EXERCISE DETAILS
Repeat the full listing below verbatim and keep the images out.

— START OF DATA LINES —

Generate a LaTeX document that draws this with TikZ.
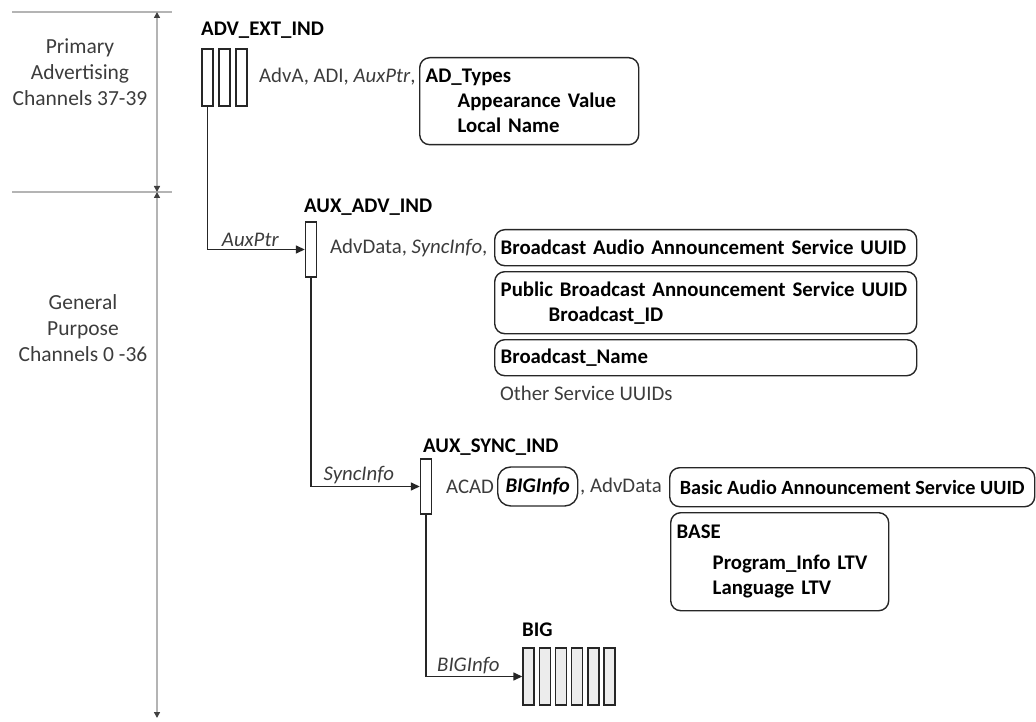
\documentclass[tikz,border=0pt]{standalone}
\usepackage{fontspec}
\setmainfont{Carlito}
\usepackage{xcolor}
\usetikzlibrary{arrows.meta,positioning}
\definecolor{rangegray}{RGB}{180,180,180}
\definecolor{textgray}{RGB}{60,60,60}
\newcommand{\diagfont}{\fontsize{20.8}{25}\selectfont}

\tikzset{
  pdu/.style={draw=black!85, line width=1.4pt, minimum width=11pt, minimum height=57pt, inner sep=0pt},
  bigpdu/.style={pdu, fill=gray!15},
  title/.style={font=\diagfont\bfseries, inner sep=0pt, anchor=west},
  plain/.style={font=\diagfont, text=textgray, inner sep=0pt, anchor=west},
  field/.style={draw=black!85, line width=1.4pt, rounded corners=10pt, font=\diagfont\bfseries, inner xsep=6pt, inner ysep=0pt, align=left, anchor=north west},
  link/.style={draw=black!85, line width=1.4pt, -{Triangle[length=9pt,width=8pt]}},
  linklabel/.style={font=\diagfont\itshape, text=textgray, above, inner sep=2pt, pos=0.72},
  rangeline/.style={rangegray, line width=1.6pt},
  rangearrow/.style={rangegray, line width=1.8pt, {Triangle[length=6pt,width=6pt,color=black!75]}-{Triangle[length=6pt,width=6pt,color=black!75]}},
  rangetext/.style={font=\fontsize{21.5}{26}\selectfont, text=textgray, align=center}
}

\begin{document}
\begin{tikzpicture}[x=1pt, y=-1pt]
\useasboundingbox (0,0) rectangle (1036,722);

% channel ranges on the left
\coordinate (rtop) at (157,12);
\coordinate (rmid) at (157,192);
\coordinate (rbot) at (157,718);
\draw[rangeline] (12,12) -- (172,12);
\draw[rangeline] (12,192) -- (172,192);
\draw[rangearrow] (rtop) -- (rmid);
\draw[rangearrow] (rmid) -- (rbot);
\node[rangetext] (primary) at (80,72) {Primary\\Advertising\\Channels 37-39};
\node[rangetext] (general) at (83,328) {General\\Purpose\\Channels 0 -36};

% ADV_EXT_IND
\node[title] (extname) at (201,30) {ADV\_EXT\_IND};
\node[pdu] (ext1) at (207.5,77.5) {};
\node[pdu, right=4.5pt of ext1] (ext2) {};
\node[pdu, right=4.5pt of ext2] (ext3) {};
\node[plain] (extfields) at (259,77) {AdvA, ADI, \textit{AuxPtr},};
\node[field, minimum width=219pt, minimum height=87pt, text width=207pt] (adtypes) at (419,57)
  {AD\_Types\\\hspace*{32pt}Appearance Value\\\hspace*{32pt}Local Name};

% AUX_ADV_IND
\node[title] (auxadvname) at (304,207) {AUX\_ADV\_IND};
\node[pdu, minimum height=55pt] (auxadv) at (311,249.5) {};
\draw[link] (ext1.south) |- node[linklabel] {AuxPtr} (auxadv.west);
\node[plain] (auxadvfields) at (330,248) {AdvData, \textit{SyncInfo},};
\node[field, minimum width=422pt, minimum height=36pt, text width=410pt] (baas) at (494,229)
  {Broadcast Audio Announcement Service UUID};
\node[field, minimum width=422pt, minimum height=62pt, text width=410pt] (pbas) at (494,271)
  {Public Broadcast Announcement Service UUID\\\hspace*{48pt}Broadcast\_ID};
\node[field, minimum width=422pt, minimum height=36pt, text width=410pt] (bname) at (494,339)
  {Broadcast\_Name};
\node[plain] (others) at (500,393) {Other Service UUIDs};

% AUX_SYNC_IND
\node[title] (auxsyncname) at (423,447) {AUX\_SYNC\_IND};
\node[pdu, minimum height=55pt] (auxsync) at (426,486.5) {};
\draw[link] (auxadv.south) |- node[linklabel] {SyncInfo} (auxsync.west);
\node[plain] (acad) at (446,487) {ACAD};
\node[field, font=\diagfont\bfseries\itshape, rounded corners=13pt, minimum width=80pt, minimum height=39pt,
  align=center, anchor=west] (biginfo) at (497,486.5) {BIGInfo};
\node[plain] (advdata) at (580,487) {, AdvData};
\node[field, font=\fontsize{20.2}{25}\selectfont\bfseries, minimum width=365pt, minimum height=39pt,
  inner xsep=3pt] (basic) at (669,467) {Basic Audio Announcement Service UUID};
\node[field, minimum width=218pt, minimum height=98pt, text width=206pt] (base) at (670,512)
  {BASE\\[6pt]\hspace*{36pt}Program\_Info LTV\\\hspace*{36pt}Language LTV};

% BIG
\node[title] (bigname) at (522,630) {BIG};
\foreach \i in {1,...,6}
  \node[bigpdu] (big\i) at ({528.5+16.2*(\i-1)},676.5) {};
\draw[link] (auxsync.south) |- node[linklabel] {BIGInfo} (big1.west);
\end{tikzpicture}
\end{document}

— END OF DATA LINES —

FINAL ANSWER
Generate a LaTeX document that draws this with TikZ.
\documentclass[tikz,border=0pt]{standalone}
\usepackage{fontspec}
\setmainfont{Carlito}
\usepackage{xcolor}
\usetikzlibrary{arrows.meta,positioning}
\definecolor{rangegray}{RGB}{180,180,180}
\definecolor{textgray}{RGB}{60,60,60}
\newcommand{\diagfont}{\fontsize{20.8}{25}\selectfont}

\tikzset{
  pdu/.style={draw=black!85, line width=1.4pt, minimum width=11pt, minimum height=57pt, inner sep=0pt},
  bigpdu/.style={pdu, fill=gray!15},
  title/.style={font=\diagfont\bfseries, inner sep=0pt, anchor=west},
  plain/.style={font=\diagfont, text=textgray, inner sep=0pt, anchor=west},
  field/.style={draw=black!85, line width=1.4pt, rounded corners=10pt, font=\diagfont\bfseries, inner xsep=6pt, inner ysep=0pt, align=left, anchor=north west},
  link/.style={draw=black!85, line width=1.4pt, -{Triangle[length=9pt,width=8pt]}},
  linklabel/.style={font=\diagfont\itshape, text=textgray, above, inner sep=2pt, pos=0.72},
  rangeline/.style={rangegray, line width=1.6pt},
  rangearrow/.style={rangegray, line width=1.8pt, {Triangle[length=6pt,width=6pt,color=black!75]}-{Triangle[length=6pt,width=6pt,color=black!75]}},
  rangetext/.style={font=\fontsize{21.5}{26}\selectfont, text=textgray, align=center}
}

\begin{document}
\begin{tikzpicture}[x=1pt, y=-1pt]
\useasboundingbox (0,0) rectangle (1036,722);

% channel ranges on the left
\coordinate (rtop) at (157,12);
\coordinate (rmid) at (157,192);
\coordinate (rbot) at (157,718);
\draw[rangeline] (12,12) -- (172,12);
\draw[rangeline] (12,192) -- (172,192);
\draw[rangearrow] (rtop) -- (rmid);
\draw[rangearrow] (rmid) -- (rbot);
\node[rangetext] (primary) at (80,72) {Primary\\Advertising\\Channels 37-39};
\node[rangetext] (general) at (83,328) {General\\Purpose\\Channels 0 -36};

% ADV_EXT_IND
\node[title] (extname) at (201,30) {ADV\_EXT\_IND};
\node[pdu] (ext1) at (207.5,77.5) {};
\node[pdu, right=4.5pt of ext1] (ext2) {};
\node[pdu, right=4.5pt of ext2] (ext3) {};
\node[plain] (extfields) at (259,77) {AdvA, ADI, \textit{AuxPtr},};
\node[field, minimum width=219pt, minimum height=87pt, text width=207pt] (adtypes) at (419,57)
  {AD\_Types\\\hspace*{32pt}Appearance Value\\\hspace*{32pt}Local Name};

% AUX_ADV_IND
\node[title] (auxadvname) at (304,207) {AUX\_ADV\_IND};
\node[pdu, minimum height=55pt] (auxadv) at (311,249.5) {};
\draw[link] (ext1.south) |- node[linklabel] {AuxPtr} (auxadv.west);
\node[plain] (auxadvfields) at (330,248) {AdvData, \textit{SyncInfo},};
\node[field, minimum width=422pt, minimum height=36pt, text width=410pt] (baas) at (494,229)
  {Broadcast Audio Announcement Service UUID};
\node[field, minimum width=422pt, minimum height=62pt, text width=410pt] (pbas) at (494,271)
  {Public Broadcast Announcement Service UUID\\\hspace*{48pt}Broadcast\_ID};
\node[field, minimum width=422pt, minimum height=36pt, text width=410pt] (bname) at (494,339)
  {Broadcast\_Name};
\node[plain] (others) at (500,393) {Other Service UUIDs};

% AUX_SYNC_IND
\node[title] (auxsyncname) at (423,447) {AUX\_SYNC\_IND};
\node[pdu, minimum height=55pt] (auxsync) at (426,486.5) {};
\draw[link] (auxadv.south) |- node[linklabel] {SyncInfo} (auxsync.west);
\node[plain] (acad) at (446,487) {ACAD};
\node[field, font=\diagfont\bfseries\itshape, rounded corners=13pt, minimum width=80pt, minimum height=39pt,
  align=center, anchor=west] (biginfo) at (497,486.5) {BIGInfo};
\node[plain] (advdata) at (580,487) {, AdvData};
\node[field, font=\fontsize{20.2}{25}\selectfont\bfseries, minimum width=365pt, minimum height=39pt,
  inner xsep=3pt] (basic) at (669,467) {Basic Audio Announcement Service UUID};
\node[field, minimum width=218pt, minimum height=98pt, text width=206pt] (base) at (670,512)
  {BASE\\[6pt]\hspace*{36pt}Program\_Info LTV\\\hspace*{36pt}Language LTV};

% BIG
\node[title] (bigname) at (522,630) {BIG};
\foreach \i in {1,...,6}
  \node[bigpdu] (big\i) at ({528.5+16.2*(\i-1)},676.5) {};
\draw[link] (auxsync.south) |- node[linklabel] {BIGInfo} (big1.west);
\end{tikzpicture}
\end{document}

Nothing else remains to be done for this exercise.